BEGIN Collected material

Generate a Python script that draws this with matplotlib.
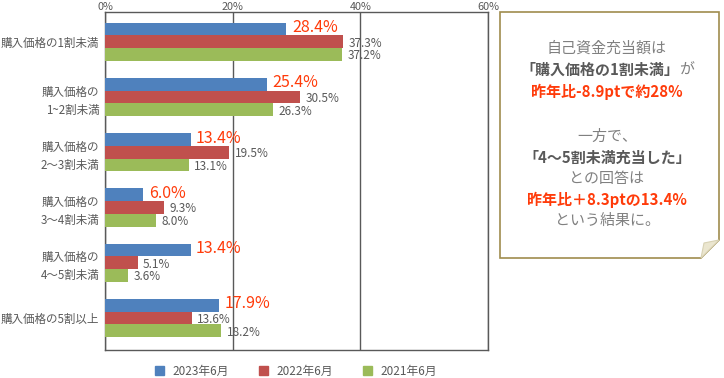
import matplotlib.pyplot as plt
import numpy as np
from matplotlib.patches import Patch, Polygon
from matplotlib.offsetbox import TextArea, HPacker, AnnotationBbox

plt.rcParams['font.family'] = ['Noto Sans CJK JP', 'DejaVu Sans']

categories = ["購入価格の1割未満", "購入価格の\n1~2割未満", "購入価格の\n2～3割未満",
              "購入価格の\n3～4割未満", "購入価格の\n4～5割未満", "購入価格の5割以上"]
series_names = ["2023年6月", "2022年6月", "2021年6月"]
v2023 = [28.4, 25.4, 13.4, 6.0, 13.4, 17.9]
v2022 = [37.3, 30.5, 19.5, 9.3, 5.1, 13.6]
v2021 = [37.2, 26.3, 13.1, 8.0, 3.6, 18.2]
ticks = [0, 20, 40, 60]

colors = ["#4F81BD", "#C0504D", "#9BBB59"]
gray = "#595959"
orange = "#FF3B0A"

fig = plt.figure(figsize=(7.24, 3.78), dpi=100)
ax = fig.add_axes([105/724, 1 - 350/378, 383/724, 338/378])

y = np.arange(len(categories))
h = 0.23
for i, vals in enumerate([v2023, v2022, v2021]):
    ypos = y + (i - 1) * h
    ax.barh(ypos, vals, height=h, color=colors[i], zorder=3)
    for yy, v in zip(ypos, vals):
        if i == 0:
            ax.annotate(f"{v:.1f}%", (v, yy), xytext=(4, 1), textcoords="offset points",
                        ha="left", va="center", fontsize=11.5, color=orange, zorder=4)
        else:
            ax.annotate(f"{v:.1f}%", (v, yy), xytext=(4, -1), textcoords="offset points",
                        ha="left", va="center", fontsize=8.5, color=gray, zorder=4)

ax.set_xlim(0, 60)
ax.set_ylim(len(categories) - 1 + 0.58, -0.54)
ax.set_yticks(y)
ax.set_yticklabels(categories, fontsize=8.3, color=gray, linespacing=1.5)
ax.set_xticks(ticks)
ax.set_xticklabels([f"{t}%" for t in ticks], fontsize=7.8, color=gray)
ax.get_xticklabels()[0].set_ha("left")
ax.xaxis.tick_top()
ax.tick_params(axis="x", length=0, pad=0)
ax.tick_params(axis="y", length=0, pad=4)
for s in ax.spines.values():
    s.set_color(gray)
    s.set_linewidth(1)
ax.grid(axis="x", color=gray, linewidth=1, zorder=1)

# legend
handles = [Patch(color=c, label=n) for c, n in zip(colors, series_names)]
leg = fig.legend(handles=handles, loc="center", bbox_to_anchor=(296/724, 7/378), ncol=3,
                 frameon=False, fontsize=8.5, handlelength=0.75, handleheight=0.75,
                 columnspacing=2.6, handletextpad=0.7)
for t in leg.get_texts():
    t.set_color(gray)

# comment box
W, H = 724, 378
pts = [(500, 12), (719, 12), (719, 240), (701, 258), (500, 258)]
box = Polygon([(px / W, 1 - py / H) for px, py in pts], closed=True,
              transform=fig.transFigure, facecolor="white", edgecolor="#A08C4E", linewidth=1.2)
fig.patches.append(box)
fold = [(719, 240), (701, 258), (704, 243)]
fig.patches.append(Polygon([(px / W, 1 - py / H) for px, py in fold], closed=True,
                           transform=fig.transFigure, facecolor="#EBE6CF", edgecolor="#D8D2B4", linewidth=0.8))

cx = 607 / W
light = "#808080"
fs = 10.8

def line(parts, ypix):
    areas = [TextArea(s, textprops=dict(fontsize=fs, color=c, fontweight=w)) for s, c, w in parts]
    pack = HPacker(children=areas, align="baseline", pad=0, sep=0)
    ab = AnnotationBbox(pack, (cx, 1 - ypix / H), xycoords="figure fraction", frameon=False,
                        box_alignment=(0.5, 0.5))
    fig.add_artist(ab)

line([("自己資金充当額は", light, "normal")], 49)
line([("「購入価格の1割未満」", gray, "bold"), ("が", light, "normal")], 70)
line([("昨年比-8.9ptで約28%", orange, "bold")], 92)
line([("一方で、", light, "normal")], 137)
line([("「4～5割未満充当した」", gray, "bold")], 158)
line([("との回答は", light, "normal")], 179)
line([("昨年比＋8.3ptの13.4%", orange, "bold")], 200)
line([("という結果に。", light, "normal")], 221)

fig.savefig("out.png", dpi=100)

END Collected material

§ Do this
The answer should be a single number: the count of lines in the data that include the string "matplotlib".

§ Exercise answer
4